From Kenya to Iowa and Back: Mwalimu's Dream

From Kenya to Iowa and Back: Mwalimu's Dream

Since returning to KenyaYES program alumnus Mwalimu William Karisa (’12) has become an adovocate for positive change on several development service projects in his home community.

While on the YES program, Mwalimu lived with a host family and attended high school in Blue Grass, Iowa, where he learned about American society and values, developed leadership skills, and helped educate Americans about his country and culture.

During his time in the U.S., he began "looking at the differences that we have," and realized that access to clean water was vastly different across countries. In particular, Mwalimu was struck by the number of water fountains in the U.S.—where the water is fresh and clean—compared his Kenyan village’s man-made dam, riddled with diseases like malaria, in which people walked miles every day to gather water. Mwalimu knew he wanted to bring fresh water to his coastal Kenyan community.

Mwalimu first shared his dream with his U.S. host family and local coordinator. Quickly thereafter, the word spread amongst his fellow exchange students, classmates, teachers, church community, and finally the larger community of the Quad-Cities region of Iowa. Once people understand more about the conditions people in his village routinely face—not to mention heard Mwalimu speak passionately about his dream—they were eager to help.
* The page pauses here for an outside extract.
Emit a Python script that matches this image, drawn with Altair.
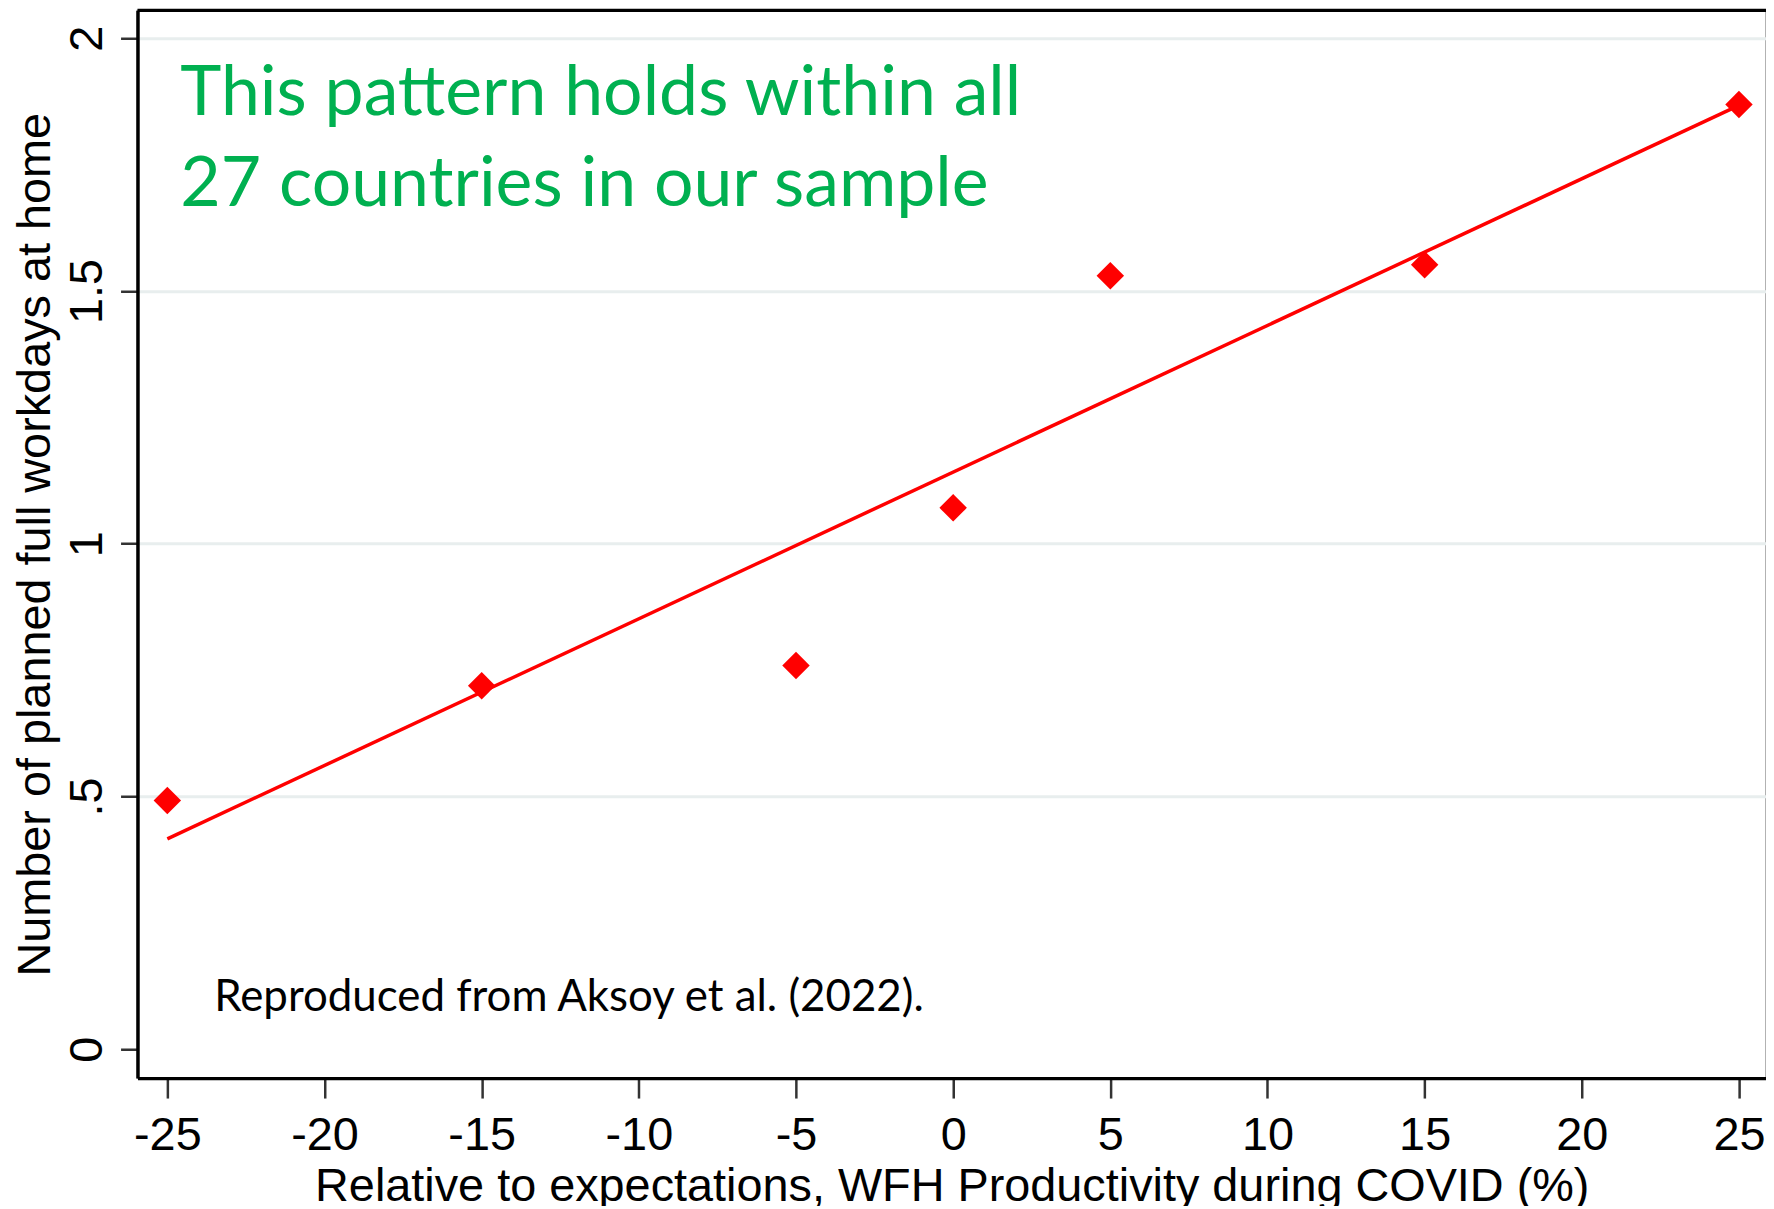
import altair as alt
import pandas as pd

# ---- data ----
x_vals = [-25, -15, -5, 0, 5, 15, 25]
y_vals = [0.492, 0.719, 0.759, 1.071, 1.530, 1.552, 1.869]
x_ticks = [-25, -20, -15, -10, -5, 0, 5, 10, 15, 20, 25]
y_ticks = [0, 0.5, 1, 1.5, 2]
note_lines = ["This pattern holds within all", "27 countries in our sample"]
source_note = "Reproduced from Aksoy et al. (2022)."
x_title = "Relative to expectations, WFH Productivity during COVID (%)"
y_title = "Number of planned full workdays at home"

df = pd.DataFrame({"x": x_vals, "y": y_vals})
one = pd.DataFrame({"k": [0]})

W, H = 1635, 1072
AX_FONT = "Liberation Sans"

xscale = alt.Scale(domain=[-25.95, 25.86], nice=False, zero=False)
yscale = alt.Scale(domain=[-0.057, 2.055], nice=False, zero=False)

x_axis = alt.Axis(
    values=x_ticks, title=x_title, grid=False,
    domainColor="black", domainWidth=3.5,
    tickColor="#333333", tickWidth=2.5, tickSize=20,
    labelFont=AX_FONT, labelFontSize=47, labelColor="black",
    labelBaseline="alphabetic", labelPadding=52, labelFlush=False,
    labelOverlap=False,
    labelExpr="datum.value < 0 ? '-' + abs(datum.value) : '' + datum.value",
    titleFont=AX_FONT, titleFontSize=47, titleFontWeight="normal",
    titleColor="black", titleX=W / 2, titleY=123,
    titleBaseline="alphabetic", titleAlign="center",
)

y_axis = alt.Axis(
    values=y_ticks, title=y_title, grid=True,
    gridColor="#E8EEEE", gridWidth=3,
    gridOpacity={"condition": {"test": "datum.value == 0", "value": 0}, "value": 1},
    domainColor="black", domainWidth=3.5,
    tickColor="#333333", tickWidth=2.5, tickSize=17,
    labelFont=AX_FONT, labelFontSize=47, labelColor="black",
    labelAngle=270, labelAlign="center", labelBaseline="alphabetic",
    labelPadding=19, labelFlush=False, labelOverlap=False,
    labelExpr="datum.value == 0.5 ? '.5' : '' + datum.value",
    titleFont=AX_FONT, titleFontSize=47, titleFontWeight="normal",
    titleColor="black", titleAngle=270, titleX=-88, titleY=H / 2,
    titleBaseline="alphabetic", titleAlign="center",
)

base = alt.Chart(df)

fit = base.transform_regression("x", "y").mark_line(
    color="#FF0000", strokeWidth=3.5
).encode(
    x=alt.X("x:Q", scale=xscale, axis=x_axis),
    y=alt.Y("y:Q", scale=yscale, axis=y_axis),
)

pts = base.mark_point(
    shape="diamond", filled=True, color="#FF0000", size=760, opacity=1
).encode(
    x=alt.X("x:Q", scale=xscale),
    y=alt.Y("y:Q", scale=yscale),
)

top_frame = alt.Chart(one).mark_rule(color="black", strokeWidth=3.5).encode(
    x=alt.value(0), x2=alt.value(W), y=alt.value(0)
)

green = alt.Chart(one).mark_text(
    align="left", baseline="alphabetic", font="Lato", fontSize=70,
    color="#00B050", lineHeight=91
).encode(x=alt.value(43), y=alt.value(105), text=alt.value(note_lines))

source = alt.Chart(one).mark_text(
    align="left", baseline="alphabetic", font="Lato", fontSize=44,
    color="black"
).encode(x=alt.value(77), y=alt.value(1005), text=alt.value(source_note))

chart = alt.layer(fit, pts, top_frame, green, source).properties(
    width=W, height=H,
    autosize=alt.AutoSizeParams(type="none"),
    padding={"left": 130, "top": 0, "right": 0, "bottom": 126},
    background="white",
).configure_view(stroke="#999999", strokeWidth=1.5)

chart.save("out.html", embed_options={"renderer": "svg", "actions": False})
With the generosity of his community in the U.S., Mwalimu was able to raise over $23,000 U.S.D. toward digging a well in the Mariango village of Bamba Division of Kilifi County of Kenya.
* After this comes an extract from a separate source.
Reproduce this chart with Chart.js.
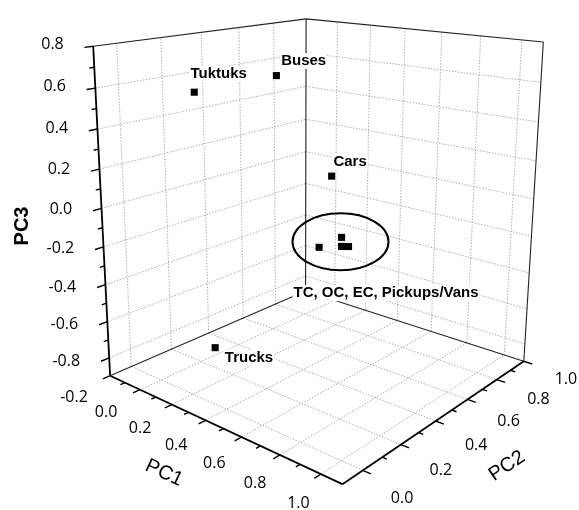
<!DOCTYPE html>
<html>
<head>
<meta charset="utf-8">
<script src="https://cdn.jsdelivr.net/npm/chart.js@4.4.1/dist/chart.umd.min.js"></script>
<style>
html,body{margin:0;padding:0;background:#ffffff;overflow:hidden;}
#wrap{width:579px;height:510px;}
canvas{display:block;}
</style>
</head>
<body>
<div id="wrap"><canvas id="chart" width="579" height="510"></canvas></div>
<script>
// ---------------- data ----------------
const categories = ['Tuktuks', 'Buses', 'Cars', 'Trucks', 'TC', 'OC', 'EC', 'Pickups/Vans'];
const pc1Values = [0.00, 0.25, 0.36, 0.34, 0.29, 0.42, 0.42, 0.46];
const pc2Values = [0.20, 0.40, 0.60, 0.00, 0.60, 0.60, 0.60, 0.60];
const pc3Values = [0.55, 0.63, 0.08, -0.60, -0.33, -0.24, -0.29, -0.28];
const pc1Ticks = [-0.2, 0.0, 0.2, 0.4, 0.6, 0.8, 1.0];
const pc2Ticks = [0.0, 0.2, 0.4, 0.6, 0.8, 1.0];
const pc3Ticks = [-0.8, -0.6, -0.4, -0.2, 0.0, 0.2, 0.4, 0.6, 0.8];
const pc1Range = [-0.2, 1.1];
const pc2Range = [-0.1, 1.0];
const pc3Range = [-0.9, 0.8];
const clusterNames = ['TC', 'OC', 'EC', 'Pickups/Vans'];
const clusterLabel = 'TC, OC, EC, Pickups/Vans';

// ---------------- view (camera fitted to the box corners) ----------------
const W = 579, H = 510;
const boxAnchors = [
  [0, 0, 1, 90, 42],
  [0, 0, 0, 107, 378],
  [0, 1, 1, 306, 14],
  [0, 1, 0, 306, 292],
  [1, 1, 1, 548, 38],
  [1, 1, 0, 528, 363],
  [1, 0, 0, 343, 489]
];
function fitProjection(anchors) {
  const A = [], b = [];
  for (const [u, v, w, px, py] of anchors) {
    const x = (px - W / 2) / (W / 2), y = (py - H / 2) / (H / 2);
    A.push([u, v, w, 1, 0, 0, 0, 0, -x * u, -x * v, -x * w]); b.push(x);
    A.push([0, 0, 0, 0, u, v, w, 1, -y * u, -y * v, -y * w]); b.push(y);
  }
  const n = 11;
  const M = [];
  for (let i = 0; i < n; i++) M.push(new Array(n + 1).fill(0));
  for (let r = 0; r < A.length; r++) {
    for (let i = 0; i < n; i++) {
      for (let j = 0; j < n; j++) M[i][j] += A[r][i] * A[r][j];
      M[i][n] += A[r][i] * b[r];
    }
  }
  for (let c = 0; c < n; c++) {
    let p = c;
    for (let r = c + 1; r < n; r++) if (Math.abs(M[r][c]) > Math.abs(M[p][c])) p = r;
    const t = M[c]; M[c] = M[p]; M[p] = t;
    for (let r = 0; r < n; r++) {
      if (r === c) continue;
      const f = M[r][c] / M[c][c];
      for (let k = c; k <= n; k++) M[r][k] -= f * M[c][k];
    }
  }
  return M.map((row, i) => row[n] / row[i]);
}
const P = fitProjection(boxAnchors);
function norm(val, r) { return (val - r[0]) / (r[1] - r[0]); }
function project(a, b, c) {
  const u = norm(a, pc1Range), v = norm(b, pc2Range), w = norm(c, pc3Range);
  const d = P[8] * u + P[9] * v + P[10] * w + 1;
  const xn = (P[0] * u + P[1] * v + P[2] * w + P[3]) / d;
  const yn = (P[4] * u + P[5] * v + P[6] * w + P[7]) / d;
  return { x: xn * W / 2 + W / 2, y: yn * H / 2 + H / 2 };
}
const GAP = { x: null, y: null };
function seg(arr, p, q) { arr.push(project(...p), project(...q), GAP); }

// ---------------- geometry built from the ranges / ticks ----------------
const [x0, x1] = pc1Range, [y0, y1] = pc2Range, [z0, z1] = pc3Range;
const inside = (t, r) => t > r[0] + 1e-9 && t < r[1] - 1e-9;

const gridData = [];
pc1Ticks.filter(t => inside(t, pc1Range)).forEach(t => {
  seg(gridData, [t, y0, z0], [t, y1, z0]);      // floor
  seg(gridData, [t, y1, z0], [t, y1, z1]);      // back-right wall
});
pc2Ticks.filter(t => inside(t, pc2Range)).forEach(t => {
  seg(gridData, [x0, t, z0], [x1, t, z0]);      // floor
  seg(gridData, [x0, t, z0], [x0, t, z1]);      // back-left wall
});
pc3Ticks.filter(t => inside(t, pc3Range)).forEach(t => {
  seg(gridData, [x0, y0, t], [x0, y1, t]);      // back-left wall
  seg(gridData, [x0, y1, t], [x1, y1, t]);      // back-right wall
});

const edgeData = [];
seg(edgeData, [x0, y0, z1], [x0, y1, z1]);
seg(edgeData, [x0, y1, z1], [x1, y1, z1]);
seg(edgeData, [x0, y1, z0], [x0, y1, z1]);
seg(edgeData, [x1, y1, z0], [x1, y1, z1]);
seg(edgeData, [x0, y0, z0], [x0, y1, z0]);
seg(edgeData, [x0, y1, z0], [x1, y1, z0]);

const axisData = [];
seg(axisData, [x0, y0, z0], [x0, y0, z1]);   // PC3
seg(axisData, [x0, y0, z0], [x1, y0, z0]);   // PC1
seg(axisData, [x1, y0, z0], [x1, y1, z0]);   // PC2

function minors(ticks) {
  const m = [];
  for (let i = 0; i < ticks.length - 1; i++) m.push((ticks[i] + ticks[i + 1]) / 2);
  return m;
}
function screenDir(p, d) {
  const a = project(...p);
  const b = project(p[0] + d[0] * 0.01, p[1] + d[1] * 0.01, p[2] + d[2] * 0.01);
  const dx = b.x - a.x, dy = b.y - a.y, l = Math.hypot(dx, dy);
  return { a, ux: dx / l, uy: dy / l };
}
const tickData = [];
function addTick(p, d, len) {
  const s = screenDir(p, d);
  tickData.push({ x: s.a.x, y: s.a.y }, { x: s.a.x + s.ux * len, y: s.a.y + s.uy * len }, GAP);
}
pc3Ticks.forEach(t => addTick([x0, y0, t], [0, -1, 0], 9));
minors(pc3Ticks).forEach(t => addTick([x0, y0, t], [0, -1, 0], 5));
pc1Ticks.forEach(t => addTick([t, y0, z0], [0, -1, 0], 8));
minors(pc1Ticks).forEach(t => addTick([t, y0, z0], [0, -1, 0], 5));
pc2Ticks.forEach(t => addTick([x1, t, z0], [1, 0, 0], 9));
minors(pc2Ticks).forEach(t => addTick([x1, t, z0], [1, 0, 0], 5));

const pointData = categories.map((c, i) => Object.assign(project(pc1Values[i], pc2Values[i], pc3Values[i]), { name: c }));

// ---------------- label styles ----------------
const labelFont = 'bold 15px "Liberation Sans", Arial, sans-serif';
const tickFont = '16px "Open Sans", sans-serif';
const labelOffsets = { Tuktuks: [-2, -15], Buses: [5, -11], Cars: [1, -13], Trucks: [11, 8] };

function clusterCenter() {
  const pts = pointData.filter(p => clusterNames.includes(p.name));
  return { x: pts.reduce((s, p) => s + p.x, 0) / pts.length, y: pts.reduce((s, p) => s + p.y, 0) / pts.length };
}
function labelItems(ctx) {
  ctx.font = labelFont;
  const items = [];
  pointData.forEach(p => {
    const o = labelOffsets[p.name];
    if (!o) return;
    items.push({ text: p.name, x: p.x + o[0], y: p.y + o[1] });
  });
  const c = clusterCenter();
  items.push({ text: clusterLabel, x: c.x - 45, y: c.y + 49 });
  items.forEach(it => { it.w = ctx.measureText(it.text).width; });
  return items;
}
const lerp = (a, b, f) => a + (b - a) * f;

const overlay = {
  id: 'overlay',
  beforeDatasetDraw(chart, args) {
    if (args.index !== 0) return;
    const ctx = chart.ctx;
    ctx.save();
    ctx.fillStyle = '#ffffff';
    labelItems(ctx).forEach(it => ctx.fillRect(it.x - 1, it.y - 8, it.w + 2, 16));
    ctx.restore();
  },
  afterDatasetsDraw(chart) {
    const ctx = chart.ctx;
    ctx.save();
    // ellipse around the cluster
    const c = clusterCenter();
    ctx.beginPath();
    ctx.ellipse(c.x + 2, c.y - 2.5, 48, 28.5, 0, 0, Math.PI * 2);
    ctx.lineWidth = 2;
    ctx.strokeStyle = '#000';
    ctx.stroke();
    // point labels
    ctx.fillStyle = '#000';
    ctx.textBaseline = 'middle';
    ctx.textAlign = 'left';
    labelItems(ctx).forEach(it => ctx.fillText(it.text, it.x, it.y));
    // tick labels
    ctx.font = tickFont;
    ctx.textAlign = 'right';
    pc3Ticks.forEach(t => { const p = project(x0, y0, t); ctx.fillText(t.toFixed(1), p.x - 26, p.y + 2); });
    ctx.textAlign = 'center';
    pc1Ticks.forEach((t, i) => {
      const p = project(t, y0, z0), f = i / (pc1Ticks.length - 1);
      ctx.fillText(t.toFixed(1), p.x + lerp(-33, -23, f), p.y + lerp(19, 25, f));
    });
    pc2Ticks.forEach((t, i) => {
      const p = project(x1, t, z0), f = i / (pc2Ticks.length - 1);
      ctx.fillText(t.toFixed(1), p.x + 38, p.y + lerp(24, 16, f));
    });
    // axis titles
    function title(text, x, y, ang, font) {
      ctx.save(); ctx.translate(x, y); ctx.rotate(ang * Math.PI / 180);
      ctx.font = font; ctx.textAlign = 'center'; ctx.textBaseline = 'middle';
      ctx.fillText(text, 0, 0); ctx.restore();
    }
    title('PC3', 22, 226, -90, 'bold 20px "Liberation Sans", Arial, sans-serif');
    title('PC1', 164, 473, 25, '20px "Liberation Sans", Arial, sans-serif');
    title('PC2', 507, 466, -34, '20px "Liberation Sans", Arial, sans-serif');
    ctx.restore();
  }
};

new Chart(document.getElementById('chart'), {
  type: 'scatter',
  data: {
    datasets: [
      { label: 'Vehicles', data: pointData, pointStyle: 'rect', pointRadius: 5, backgroundColor: '#000', borderWidth: 0, showLine: false },
      { label: 'axes', data: axisData, showLine: true, borderColor: '#000', borderWidth: 1.8, pointRadius: 0 },
      { label: 'ticks', data: tickData, showLine: true, borderColor: '#000', borderWidth: 1.4, pointRadius: 0 },
      { label: 'edges', data: edgeData, showLine: true, borderColor: '#222', borderWidth: 1.1, pointRadius: 0 },
      { label: 'grid', data: gridData, showLine: true, borderColor: '#9a9a9a', borderWidth: 0.8, borderDash: [1.5, 1.5], pointRadius: 0 }
    ]
  },
  options: {
    responsive: false,
    animation: false,
    devicePixelRatio: 1,
    events: [],
    layout: { padding: 0 },
    plugins: { legend: { display: false }, tooltip: { enabled: false } },
    scales: {
      x: { type: 'linear', min: 0, max: W, display: false },
      y: { type: 'linear', min: 0, max: H, reverse: true, display: false }
    },
    elements: { line: { tension: 0 } }
  },
  plugins: [overlay]
});
</script>
</body>
</html>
Completed in July 2012, the well has had a remarkable impact on the coastal community. Villagers no longer need to trek miles to collect water. Instead, the village has a permanent and reliable source of clean water. The well not only provides access to clean drinking water, but is used for irrigation and crops. The villagers now grow more vegetables to complement their diets, ultimately reducing cases of malnutrition-related diseases.

In addition to his well water project, Mwalimu has been hard at work to develop a dispensary where people in his village may access health services, medications, and medical supplies. The project is expected to serve at least 12,000, with many people no longer having to walk long distances (up to 40 miles back and forth) to access healthcare. Mwalimu is working with his U.S. host parents and the Kenyan Pastor of Fishers of Men Ministries based in Davenport, Iowa on the project, which is currently awaiting funding from the Government of Kenya’s Ministry of Health, which plans to take over operations.

As far as Mwalimu is concerned, “I won’t get tired of serving my community and country, because that's where I belong. I think it is important to give back to the community because—we make the community.” Mwalimu is currently back in the U.S. to attend Wartburg College in Waverly, Iowa this fall on a partial scholarship for the next four years. He plans to major in Actuarial Science and International Business.